##### Data extract #####
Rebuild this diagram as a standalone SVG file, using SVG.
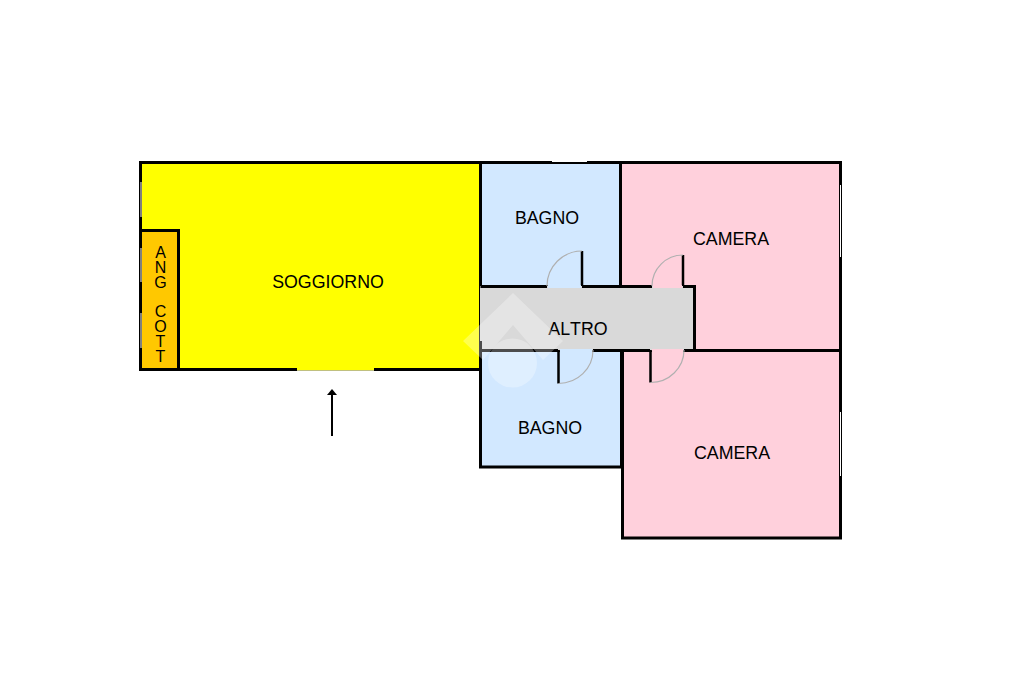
<svg xmlns="http://www.w3.org/2000/svg" width="1024" height="682" viewBox="0 0 1024 682">
<style>
.w{fill:none;stroke:#000;stroke-width:3}
.l{font-family:"Liberation Sans",Arial,sans-serif;font-size:17.8px;fill:#000;text-anchor:middle;font-kerning:none}
.v{font-family:"Liberation Sans",Arial,sans-serif;font-size:16px;fill:#000;writing-mode:vertical-rl;text-orientation:upright;letter-spacing:-2.200px;white-space:pre}
.win{stroke:#fff;stroke-width:1;fill:none}
.door{fill:none;stroke:#b0b0b0;stroke-width:1.200}
.jamb{stroke:#000;stroke-width:2.500;fill:none}
</style>
<rect width="1024" height="682" fill="#fff"/>
<g id="soggiorno">
<rect x="140.500" y="162.500" width="340" height="207" class="w" style="fill:#ffff00"/>
<text class="l" x="328" y="288">SOGGIORNO</text>
</g>
<g id="ang-cott">
<rect x="140.500" y="230.500" width="38" height="139" class="w" style="fill:#ffc800"/>
<text class="v" x="160.500" y="244">ANG COTT</text>
</g>
<g id="bagno-1">
<rect x="480.500" y="162.500" width="140" height="124" class="w" style="fill:#d2e8ff"/>
<text class="l" x="547" y="224">BAGNO</text>
</g>
<g id="camera-1">
<rect x="620.500" y="162.500" width="220" height="188" class="w" style="fill:#ffd0dc"/>
<text class="l" x="731" y="245">CAMERA</text>
</g>
<g id="bagno-2">
<rect x="480.500" y="350.500" width="141" height="116.500" class="w" style="fill:#d2e8ff"/>
<text class="l" x="550" y="434">BAGNO</text>
</g>
<g id="camera-2">
<rect x="622.500" y="350.500" width="218" height="187.500" class="w" style="fill:#ffd0dc"/>
<text class="l" x="732" y="459">CAMERA</text>
</g>
<g id="altro">
<rect x="480" y="286" width="214.500" height="64.500" fill="#d9d9d9"/>
<path class="w" d="M480.500 286.500H547M582 286.500H652M683 286.500H694.500V350.500H684M650 350.500H593M558 350.500H480.500V341"/>
<text class="l" x="578" y="335">ALTRO</text>
</g>
<g id="doors">
<path class="jamb" d="M582 251V286M683 255V286M558.500 350V383.500M650.500 350V382.500"/>
<path class="door" d="M582 251A35 35 0 0 0 547 286M683 255A31 31 0 0 0 652 286M558.500 383.500A34.500 33.500 0 0 0 593 350M650.500 382.500A33.500 32.500 0 0 0 684 350"/>
<rect x="548" y="285" width="33" height="3" fill="#d2e8ff"/>
<rect x="653" y="285" width="29" height="3" fill="#ffd0dc"/>
<rect x="560" y="349" width="32" height="3" fill="#d2e8ff"/>
<rect x="652" y="349" width="31" height="3" fill="#ffd0dc"/>
</g>
<g id="windows">
<path class="win" d="M552 161.500H587M840.500 185V257M840.500 412V476M141 182V217M141 248V282M141 313V348"/>
<rect x="297" y="368" width="77" height="2.500" fill="#ffff00"/>
<rect x="297" y="370.500" width="77" height="1" fill="#fff"/>
</g>
<g id="arrow">
<path d="M332 436V393" stroke="#000" stroke-width="2" fill="none"/>
<path d="M332 389L327 395H337Z" fill="#000"/>
</g>
<g id="watermark" fill="#fff" fill-opacity="0.3">
<path d="M513 293L563 341L543 360L513 325L483 360L463 341Z"/>
<circle cx="512.500" cy="363" r="24.500"/>
</g>
</svg>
#####
# Exercise details
Copy the listing word for word, excluding its pictures.

# The result
Rebuild this diagram as a standalone SVG file, using SVG.
<svg xmlns="http://www.w3.org/2000/svg" width="1024" height="682" viewBox="0 0 1024 682">
<style>
.w{fill:none;stroke:#000;stroke-width:3}
.l{font-family:"Liberation Sans",Arial,sans-serif;font-size:17.8px;fill:#000;text-anchor:middle;font-kerning:none}
.v{font-family:"Liberation Sans",Arial,sans-serif;font-size:16px;fill:#000;writing-mode:vertical-rl;text-orientation:upright;letter-spacing:-2.200px;white-space:pre}
.win{stroke:#fff;stroke-width:1;fill:none}
.door{fill:none;stroke:#b0b0b0;stroke-width:1.200}
.jamb{stroke:#000;stroke-width:2.500;fill:none}
</style>
<rect width="1024" height="682" fill="#fff"/>
<g id="soggiorno">
<rect x="140.500" y="162.500" width="340" height="207" class="w" style="fill:#ffff00"/>
<text class="l" x="328" y="288">SOGGIORNO</text>
</g>
<g id="ang-cott">
<rect x="140.500" y="230.500" width="38" height="139" class="w" style="fill:#ffc800"/>
<text class="v" x="160.500" y="244">ANG COTT</text>
</g>
<g id="bagno-1">
<rect x="480.500" y="162.500" width="140" height="124" class="w" style="fill:#d2e8ff"/>
<text class="l" x="547" y="224">BAGNO</text>
</g>
<g id="camera-1">
<rect x="620.500" y="162.500" width="220" height="188" class="w" style="fill:#ffd0dc"/>
<text class="l" x="731" y="245">CAMERA</text>
</g>
<g id="bagno-2">
<rect x="480.500" y="350.500" width="141" height="116.500" class="w" style="fill:#d2e8ff"/>
<text class="l" x="550" y="434">BAGNO</text>
</g>
<g id="camera-2">
<rect x="622.500" y="350.500" width="218" height="187.500" class="w" style="fill:#ffd0dc"/>
<text class="l" x="732" y="459">CAMERA</text>
</g>
<g id="altro">
<rect x="480" y="286" width="214.500" height="64.500" fill="#d9d9d9"/>
<path class="w" d="M480.500 286.500H547M582 286.500H652M683 286.500H694.500V350.500H684M650 350.500H593M558 350.500H480.500V341"/>
<text class="l" x="578" y="335">ALTRO</text>
</g>
<g id="doors">
<path class="jamb" d="M582 251V286M683 255V286M558.500 350V383.500M650.500 350V382.500"/>
<path class="door" d="M582 251A35 35 0 0 0 547 286M683 255A31 31 0 0 0 652 286M558.500 383.500A34.500 33.500 0 0 0 593 350M650.500 382.500A33.500 32.500 0 0 0 684 350"/>
<rect x="548" y="285" width="33" height="3" fill="#d2e8ff"/>
<rect x="653" y="285" width="29" height="3" fill="#ffd0dc"/>
<rect x="560" y="349" width="32" height="3" fill="#d2e8ff"/>
<rect x="652" y="349" width="31" height="3" fill="#ffd0dc"/>
</g>
<g id="windows">
<path class="win" d="M552 161.500H587M840.500 185V257M840.500 412V476M141 182V217M141 248V282M141 313V348"/>
<rect x="297" y="368" width="77" height="2.500" fill="#ffff00"/>
<rect x="297" y="370.500" width="77" height="1" fill="#fff"/>
</g>
<g id="arrow">
<path d="M332 436V393" stroke="#000" stroke-width="2" fill="none"/>
<path d="M332 389L327 395H337Z" fill="#000"/>
</g>
<g id="watermark" fill="#fff" fill-opacity="0.3">
<path d="M513 293L563 341L543 360L513 325L483 360L463 341Z"/>
<circle cx="512.500" cy="363" r="24.500"/>
</g>
</svg>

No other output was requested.